Like many people I watched the Tony Awards a couple of weeks ago and was absolutely blown away by Cynthia Erivo’s performance and how she brought the house down, completely justifying why she won the award for best actress in a musical. Prior to seeing her perform on television I had absolutely no desire to go see the show, but after what I saw, I knew that I had to book a ticket ASAP and see Erivo perform live. It didn’t hurt that Danielle Brooks (Orange Is the New Black) was a member of the cast, and especially that Heather Headley had recently joined the production (replacing Jennifer Hudson). I am a very big fan of Headley and have all of her albums. Her voice range, tone, and control are absolutely amazing. I couldn’t wait!
I got to the Bernard B. Jacobs Theatre and sat down waiting for the performance to begin. So imagine my dismay when I flipped open my Playbill and saw that a note insert that stated that Cynthia Erivo would not be performing, and instead would be replaced by an understudy. Furthermore, Danielle Brooks would also be replaced by an understudy. Suddenly, the show I had spent a fairly significant amount of money to see was not the one I had bargained for. I was not going to watch what I thought I would be seeing. I still tried to remain optimistic, but I was thoroughly disappointed and my mood was low. Still, I hoped for the best.
The stage and production are as bare bones as can be. The colors are drab (everything is khaki, literally everything). As opposed to any other show or production, the set of The Color Purple doesn’t change at all throughout the entire show. Just some wood paneled floors, and a wooden wall behind adorned by wooden chairs. Aside from six or seven chairs and a couple of white sheets, there are no props in the entire show. With a set design so basic, the show and performances had better be good.
Anyone who has read Alice Walker’s novel or seen the Steven Spielberg directed adaptation know the story. Celie, a girl who is barren after being a victim of incest and whose two children were taken away from their, and her, father is eventually forced to marry the abusive and unkind Mister. Mister’s son, Harpo, marries the tough as nails Sophia. Mister allows his mistress, Shug Avery, to live in his home. Somehow, Celie befriends Sophia and Shug, but always thinks about her sister Nettie and the fact that they haven’t seen or heard from each other in years. The story is anything but uplifting, but it showcases the plight of people of color soon after having gained their freedom and emancipation, but whose behaviors are still very much tied to the abusive and barbaric treatment imparted upon them as products of slavery. While the pacing of the musical is wonky at times, the story still remains overall intact (even though some characters, especially Sophia, don’t seem to make as much sense as they did in the novel or movie).

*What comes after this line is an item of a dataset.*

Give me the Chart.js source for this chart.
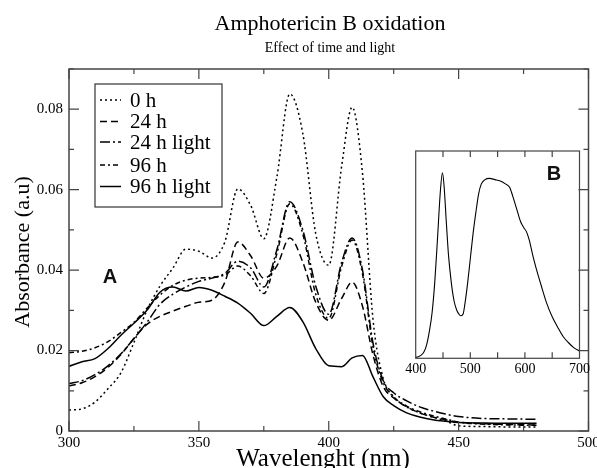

Heather Headley, as Shug Avery, was funny and fantastic. Although her role is highly supporting and she doesn’t appear in nearly enough of the show, she brightens every single moment she is on stage. Her voice is flawless and her comedic timing impeccable. She is perfection. The male characters are boring and inconsequential, but ultimately this show is not about them, so I guess that’s ok. The actress replacing Brooks as Sophia was fine and could sing. She was not memorable, but she didn’t do anything offensive or distracting. She lacked star wattage and presence, but Sophia being so marginalized in this production helped in not being too upset. Erivo’s presence, though, was sorely, deeply, devastatingly missed. Her replacement was subpar in every which way and I cannot believe that a Broadway production would allow someone so inept to take center stage and helm something they so clearly have no business appearing in. Why am I being so cruel? Well, for starters the show capitalizes on its stars, and at the Tony’s they put Erivo front and center in order to get people to purchase tickets, and it worked, because I bought mine because of that. Also, I don’t need a star to enjoy a good show. I have seen Wicked or The Book of Mormon (amongst others) with not a star in sight, but the actors on stage knew what the heck they were doing. This girl, who I won’t name because I don’t want to be too mean, seriously could not sing. I actually plugged my ears at one point because her voice was out of tune, flat, and so shrill when she attempted to belt out notes that the sound produced was unbearable. She lacked stage presence, forgot lines, took awkward pauses and looked like she was breaking character in order to take in the experience of actually getting to go on, smiling as people begrudgingly clapped for her. Her comedic timing was way off, she delivered her lines softly and with no apparent awareness that the audience was meant to hear them or comprehend them. She sucked. She sucked bad. I was furious.
The show finally ended and I walked away to the theater in the mess that is Times Square in a depressed and let down somber mood. I was mad that I had spent money on what I had just seen, and I was upset that I wasn’t even given what was promised me. This was the first time I had gone to see a Broadway show and walked out upset and underwhelmed. I guess they say that the show must go on, but this particular one shouldn’t have.